A columnist once wrote that while it has been 60 years since millions of Jews were killed at Aushcwitz and their relatives and survivors receive billions of dollars in repatriation, black people should just GET OVER IT since it was our distant ANCESTORS who suffered for more than 400 years of enslavement and not us.
Well, slavery was abolished in 1834 and it is 170 years since that time but frankly, we simply cannot just GET OVER IT because we have not been ALLOWED TO.
Imagine being taught constantly that you are nothing but a useless animal whose only duty in life is to bow and scrape before the "fairest of them all", who even after being "freed", was discriminated against, marginalised and hated because of mere skin colour. They taught their children this same miseducation and then handed it down from generation to generation like a family heirloom.
Yes, of course thanks to our national heroes, Marcus Garvey's black power movement, Martin Luther King Jr, and a host of others we began to see that we are not poor, wretched people after all.
However, it seems that damage control for centuries of hate and abuse seems insufficient so far.
There were those who fought to uphold self-esteem and black pride even when it was unpopular to do so. And, thanks to them, racial integration in the classroom, workplace, and the community is a common affair although it once was taboo.
Don't get me wrong. These things are not rosy for black people across the world since the abolition of slavery.

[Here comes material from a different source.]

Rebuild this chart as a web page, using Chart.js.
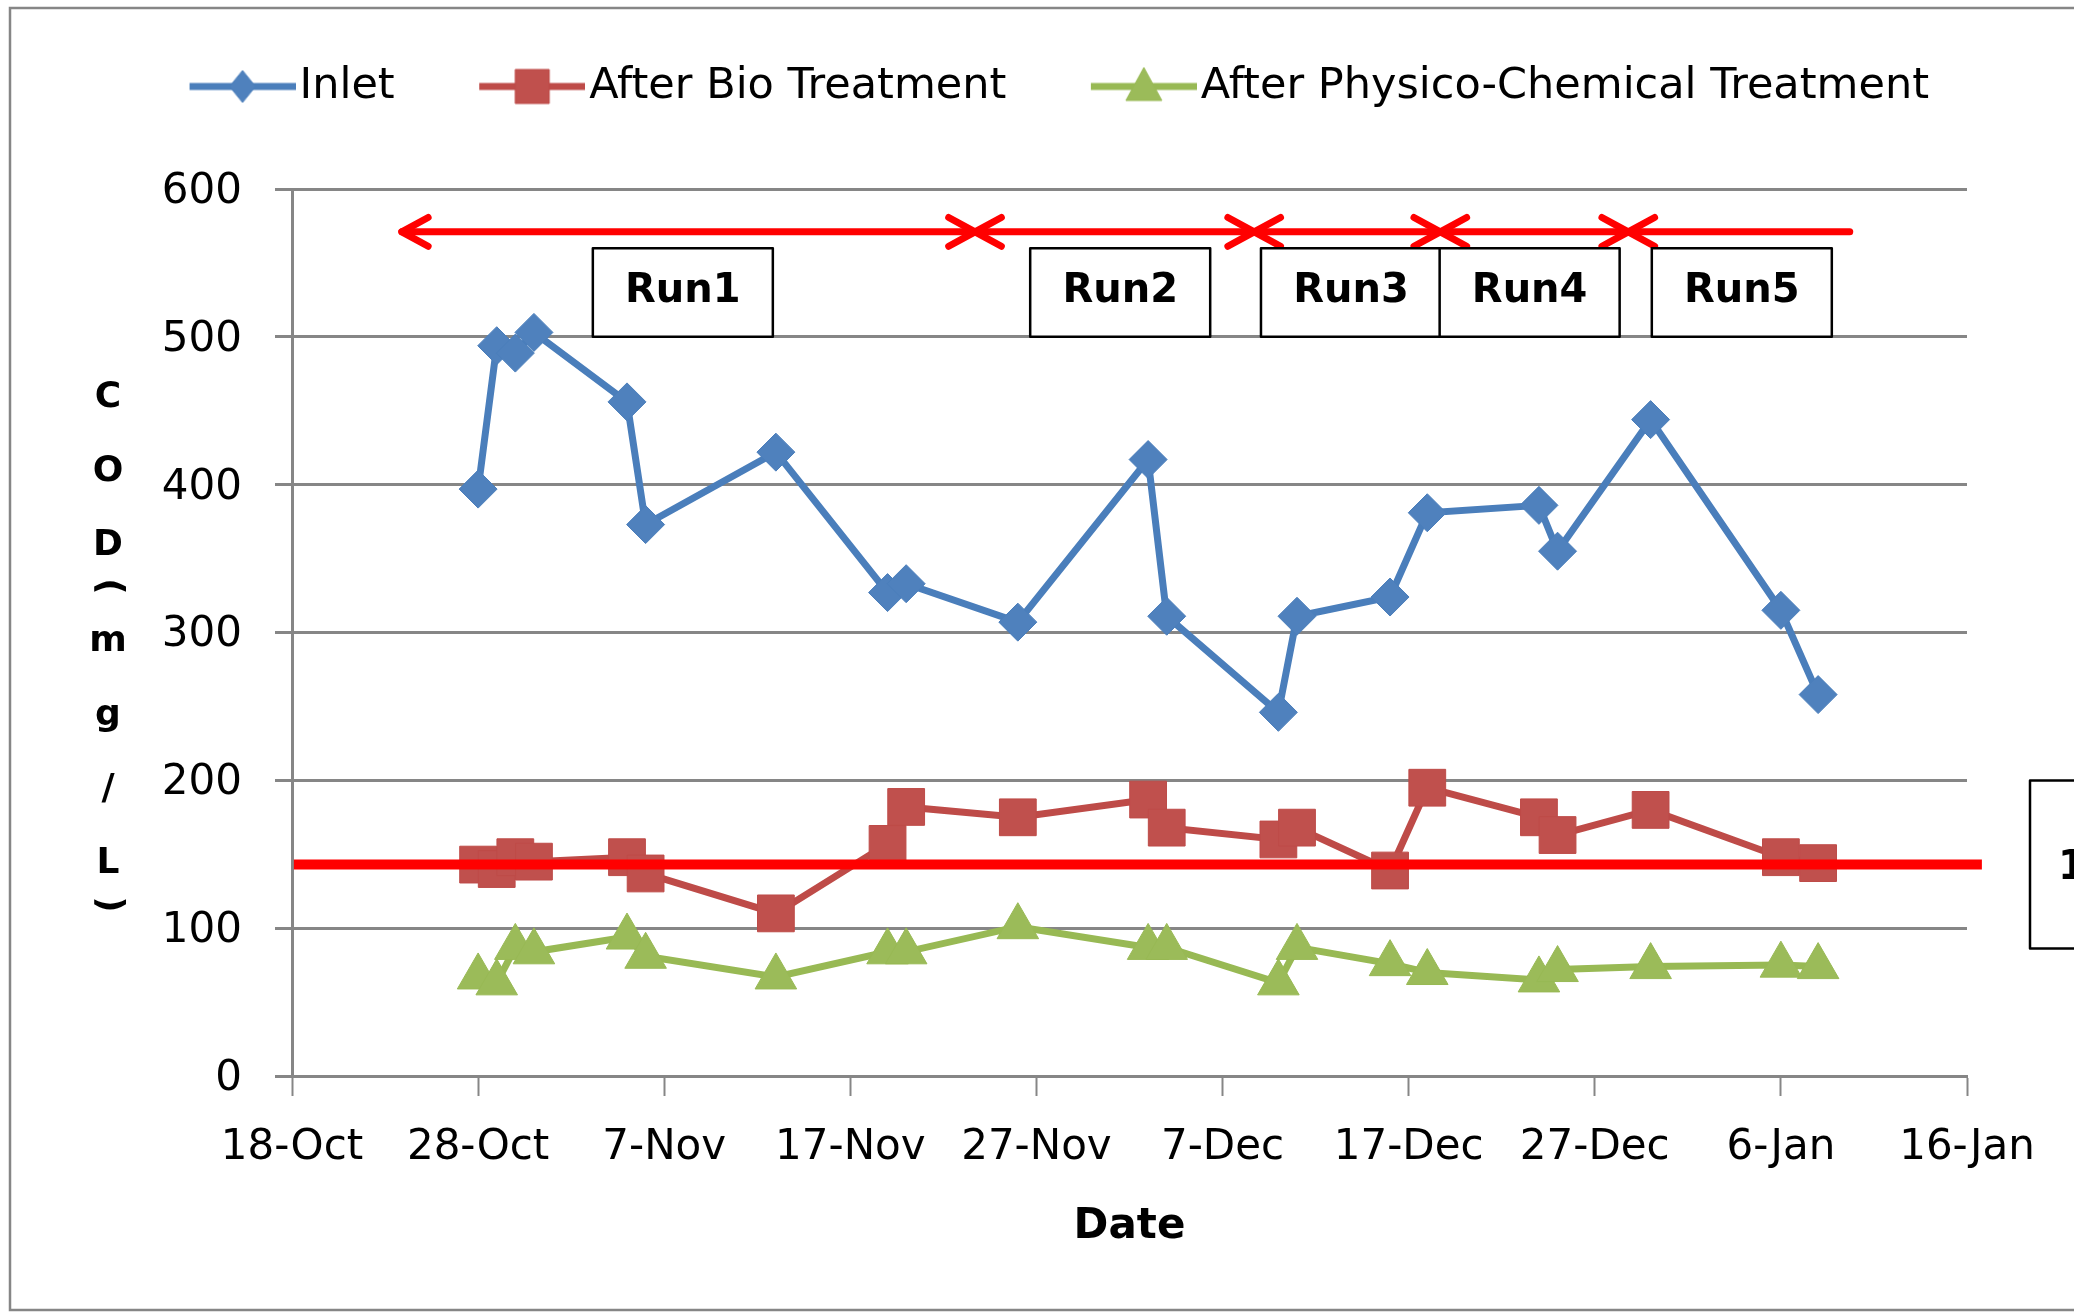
<!DOCTYPE html>
<html>
<head>
<meta charset="utf-8">
<script src="https://cdn.jsdelivr.net/npm/chart.js@4.4.1/dist/chart.umd.min.js"></script>
<style>
  html, body { margin: 0; padding: 0; background: #fff; }
  #wrap { position: relative; width: 2074px; height: 1314px; }
</style>
</head>
<body>
<div id="wrap"><canvas id="codChart"></canvas></div>
<script>
// sampling dates and COD values (mg/L)
const sampleDates = ['28-Oct', '29-Oct', '30-Oct', '31-Oct', '5-Nov', '6-Nov', '13-Nov', '19-Nov', '20-Nov', '26-Nov',
    '3-Dec', '4-Dec', '10-Dec', '11-Dec', '16-Dec', '18-Dec', '24-Dec', '25-Dec', '30-Dec', '6-Jan', '8-Jan'];
const inletCod = [397, 494, 489, 503, 456, 373, 422, 327, 333, 307, 417, 311, 246, 311, 324, 381, 386, 355, 444, 315, 258];
const bioCod = [143, 140, 148, 145, 148, 137, 110, 157, 182, 175, 187, 168, 160, 168, 139, 195, 175, 163, 180, 148, 144];
const physChemCod = [67, 63, 87, 84, 94, 81, 67, 84, 84, 101, 87, 87, 63, 87, 76, 70, 65, 72, 74, 75, 74];

const xTickLabels = ['18-Oct', '28-Oct', '7-Nov', '17-Nov', '27-Nov', '7-Dec', '17-Dec', '27-Dec', '6-Jan', '16-Jan'];
const yTicks = [0, 100, 200, 300, 400, 500, 600];

const limitCod = 143;
const limitLabel = '150';

// runs, in days after 18-Oct
const runNames = ['Run1', 'Run2', 'Run3', 'Run4', 'Run5'];
const runFrom = [5.9, 36.7, 51.7, 61.7, 71.8];
const runTo = [36.7, 51.7, 61.7, 71.8, 83.7];
const runLabelAt = [21.0, 44.5, 56.9, 66.5, 77.9];

const FONT = '"DejaVu Sans", Verdana, sans-serif';
const GRID = '#868686';
const BLUE = '#4A7EBB', BLUE_FILL = '#4F81BD';
const RED = '#BE4B48', RED_FILL = '#C0504D';
const GREEN = '#98B954', GREEN_FILL = '#9BBB59';

const monthStart = { Oct: 0, Nov: 31, Dec: 61, Jan: 92 };
const dayOf = (s) => {
    const [d, m] = s.split('-');
    return +d + monthStart[m] - 18;
};
const toPoints = (vals) => vals.map((v, i) => ({ x: dayOf(sampleDates[i]), y: v }));

// legend icons: line with marker in the middle
function legendIcon(color, fill, shape) {
    const c = document.createElement('canvas');
    c.width = 178; c.height = 44;
    const g = c.getContext('2d');
    const o = 72, cy = 22, cx = o + 53;
    g.strokeStyle = color; g.lineWidth = 7;
    g.beginPath(); g.moveTo(o, cy); g.lineTo(o + 106, cy); g.stroke();
    g.fillStyle = fill; g.strokeStyle = color; g.lineWidth = 1;
    g.beginPath();
    if (shape === 'diamond') {
        g.moveTo(cx, cy - 16); g.lineTo(cx + 13, cy); g.lineTo(cx, cy + 16); g.lineTo(cx - 13, cy);
    } else if (shape === 'square') {
        g.rect(cx - 17, cy - 17, 34, 34);
    } else {
        g.moveTo(cx, cy - 19); g.lineTo(cx + 18, cy + 14); g.lineTo(cx - 18, cy + 14);
    }
    g.closePath(); g.fill(); g.stroke();
    return c;
}
const legendIcons = [
    legendIcon(BLUE, BLUE_FILL, 'diamond'),
    legendIcon(RED, RED_FILL, 'square'),
    legendIcon(GREEN, GREEN_FILL, 'triangle')
];

function arrowHead(ctx, x, y, dir) {
    const len = 30, ang = 0.5;
    ctx.beginPath();
    ctx.moveTo(x - dir * len * Math.cos(ang), y - len * Math.sin(ang));
    ctx.lineTo(x, y);
    ctx.lineTo(x - dir * len * Math.cos(ang), y + len * Math.sin(ang));
    ctx.stroke();
}

const decorPlugin = {
    id: 'decor',
    beforeLayout(chart) {
        // keep the legend at the top and leave room down to the plot
        const lg = chart.legend;
        if (lg && !lg._tall) {
            const fit = lg.fit;
            lg.fit = function () {
                fit.call(this);
                this.height = 154;
            };
            lg._tall = true;
        }
    },
    beforeDraw(chart) {
        const ctx = chart.ctx;
        ctx.save();
        ctx.strokeStyle = GRID;
        ctx.lineWidth = 2.5;
        ctx.strokeRect(10, 8, 2200, 1302);
        ctx.restore();
    },
    afterDatasetsDraw(chart) {
        const { ctx, scales: { x, y } } = chart;
        ctx.save();
        // run arrows
        const ay = y.getPixelForValue(571);
        ctx.strokeStyle = '#FF0000';
        ctx.lineWidth = 7;
        ctx.lineCap = 'round';
        ctx.lineJoin = 'round';
        runNames.forEach((name, i) => {
            const x0 = x.getPixelForValue(runFrom[i]);
            const x1 = x.getPixelForValue(runTo[i]);
            ctx.beginPath(); ctx.moveTo(x0, ay); ctx.lineTo(x1, ay); ctx.stroke();
            arrowHead(ctx, x0, ay, -1);
            if (i < runNames.length - 1) arrowHead(ctx, x1, ay, 1);
        });
        // run boxes
        const top = y.getPixelForValue(560);
        const bottom = y.getPixelForValue(500);
        ctx.lineCap = 'butt';
        ctx.font = 'bold 40px ' + FONT;
        ctx.textAlign = 'center';
        ctx.textBaseline = 'alphabetic';
        runNames.forEach((name, i) => {
            const cx = x.getPixelForValue(runLabelAt[i]);
            ctx.fillStyle = '#fff';
            ctx.fillRect(cx - 90, top, 180, bottom - top);
            ctx.strokeStyle = '#000';
            ctx.lineWidth = 2.5;
            ctx.strokeRect(cx - 90, top, 180, bottom - top);
            ctx.fillStyle = '#000';
            ctx.fillText(name, cx, bottom - 35);
        });
        // limit label box, cut by the right edge
        const ly = y.getPixelForValue(limitCod);
        const bx = chart.chartArea.right + 63;
        ctx.fillStyle = '#fff';
        ctx.fillRect(bx, ly - 84, 200, 168);
        ctx.strokeStyle = '#000';
        ctx.lineWidth = 2.5;
        ctx.strokeRect(bx, ly - 84, 200, 168);
        ctx.fillStyle = '#000';
        ctx.textAlign = 'left';
        ctx.fillText(limitLabel, bx + 28, ly + 14);
        ctx.restore();
    },
    afterDraw(chart) {
        // stacked y axis title
        const { ctx, chartArea } = chart;
        const chars = ['C', 'O', 'D', '(', 'm', 'g', '/', 'L', ')'];
        const adv = chars.map(c => (c === '(' || c === ')') ? 22 : 74);
        const total = adv.reduce((a, b) => a + b, 0);
        let yy = (chartArea.top + chartArea.bottom) / 2 + 9 - total / 2;
        ctx.save();
        ctx.font = 'bold 36px ' + FONT;
        ctx.fillStyle = '#000';
        ctx.textAlign = 'center';
        ctx.textBaseline = 'middle';
        chars.forEach((c, i) => {
            const cy = yy + adv[i] / 2;
            if (c === '(' || c === ')') {
                ctx.save();
                ctx.translate(108, cy - 7);
                ctx.rotate(Math.PI / 2);
                ctx.fillText(c, 0, 0);
                ctx.restore();
            } else {
                ctx.fillText(c, 108, cy);
            }
            yy += adv[i];
        });
        ctx.restore();
    }
};

const ctx = document.getElementById('codChart').getContext('2d');
new Chart(ctx, {
    type: 'line',
    data: {
        datasets: [
            {
                label: 'Inlet',
                data: toPoints(inletCod),
                borderColor: BLUE,
                backgroundColor: BLUE_FILL,
                borderWidth: 7,
                pointStyle: 'rectRot',
                pointRadius: 19,
                pointBorderWidth: 1,
                pointBorderColor: BLUE,
                tension: 0
            },
            {
                label: 'After Bio Treatment',
                data: toPoints(bioCod),
                borderColor: RED,
                backgroundColor: RED_FILL,
                borderWidth: 7,
                pointStyle: 'rect',
                pointRadius: 26,
                pointBorderWidth: 1,
                pointBorderColor: RED,
                tension: 0
            },
            {
                label: 'After Physico-Chemical Treatment',
                data: toPoints(physChemCod),
                borderColor: GREEN,
                backgroundColor: GREEN_FILL,
                borderWidth: 7,
                pointStyle: 'triangle',
                pointRadius: 24,
                pointBorderWidth: 1,
                pointBorderColor: GREEN,
                tension: 0
            },
            {
                label: 'limit',
                data: [{ x: 0.1, y: limitCod }, { x: 90.8, y: limitCod }],
                borderColor: '#FF0000',
                borderWidth: 10,
                pointRadius: 0,
                clip: false,
                order: -1
            }
        ]
    },
    options: {
        animation: false,
        responsive: true,
        maintainAspectRatio: false,
        devicePixelRatio: 1,
        layout: { padding: { top: 35, left: 32, right: 42, bottom: 0 } },
        scales: {
            x: {
                type: 'linear',
                min: 0,
                max: 90,
                afterFit(scale) {
                    scale.height = 238;
                    scale.paddingRight = 107;
                    scale.paddingLeft = 0;
                },
                ticks: {
                    stepSize: 10,
                    autoSkip: false,
                    maxRotation: 0,
                    padding: 27,
                    color: '#000',
                    font: { family: FONT, size: 42 },
                    callback: (v) => xTickLabels[Math.round(v / 10)]
                },
                grid: {
                    drawOnChartArea: false,
                    drawTicks: true,
                    tickLength: 20,
                    tickWidth: 2,
                    tickColor: GRID
                },
                border: { display: true, color: GRID, width: 3 },
                title: {
                    display: true,
                    text: 'Date',
                    color: '#000',
                    font: { family: FONT, size: 42, weight: 'bold' },
                    padding: { top: 0, bottom: 62 }
                }
            },
            y: {
                min: 0,
                max: 600,
                afterFit(scale) {
                    scale.width = 260;
                },
                afterBuildTicks(scale) {
                    scale.ticks = yTicks.map(v => ({ value: v }));
                },
                ticks: {
                    padding: 33,
                    labelOffset: 3,
                    color: '#000',
                    font: { family: FONT, size: 42 }
                },
                grid: {
                    color: GRID,
                    lineWidth: 3,
                    drawTicks: true,
                    tickLength: 17
                },
                border: { display: true, color: GRID, width: 3 }
            }
        },
        plugins: {
            tooltip: { enabled: false },
            legend: {
                display: true,
                position: 'top',
                labels: {
                    usePointStyle: true,
                    pointStyleWidth: 143,
                    padding: 30,
                    color: '#000',
                    font: { family: FONT, size: 43 },
                    filter: (item) => item.datasetIndex < 3,
                    generateLabels(chart) {
                        const items = Chart.defaults.plugins.legend.labels.generateLabels(chart);
                        return items.map(it => Object.assign(it, {
                            pointStyle: legendIcons[it.datasetIndex] || it.pointStyle
                        }));
                    }
                }
            }
        }
    },
    plugins: [decorPlugin]
});
</script>
</body>
</html>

There have been improvements in understanding our power as a race. Yet, in Jamaica class-colour prejudice is still very evident. A white, tan, beige, pink Jamaican receives immediate respect from those in the business community over his black counterpart any day of the week. This I believe is wrought out of our brainwashing that they are some what better than us.
I also believe that colonisation also taught us that the European way of life is a symbol of social elevation. Listen to the way lawyers, doctors and "learned" professionals enunciate their words like the British, they boast about loving the finer arts, which include classical music, can identify and use with skill all the cutlery at the master banquet, and you will see someone who believes himself greater than his poor-country-bumpkin counterparts.
Colonisation also said that Africa is a dark continent full of people who had to be taught civilised behaviour by Europeans. Many of us still believe that Africa is a vast wasteland with poor starving people who need our $1 a day to save them. First of all, Africa is a CONTINENT with many COUNTRIES.
Africa had the first university. Many of the inhabitants don't even like to be considered as Africans. They are Ghanaians, Nigerians, South-Africans. Just like we are Jamaicans rather than West Indians and we say Canadians and not North Americans.
In short, no amount of money will suffice for the wrong they did to our people as they have taken more than blood, sweat, tears, and lives. They have distorted our view of ourselves.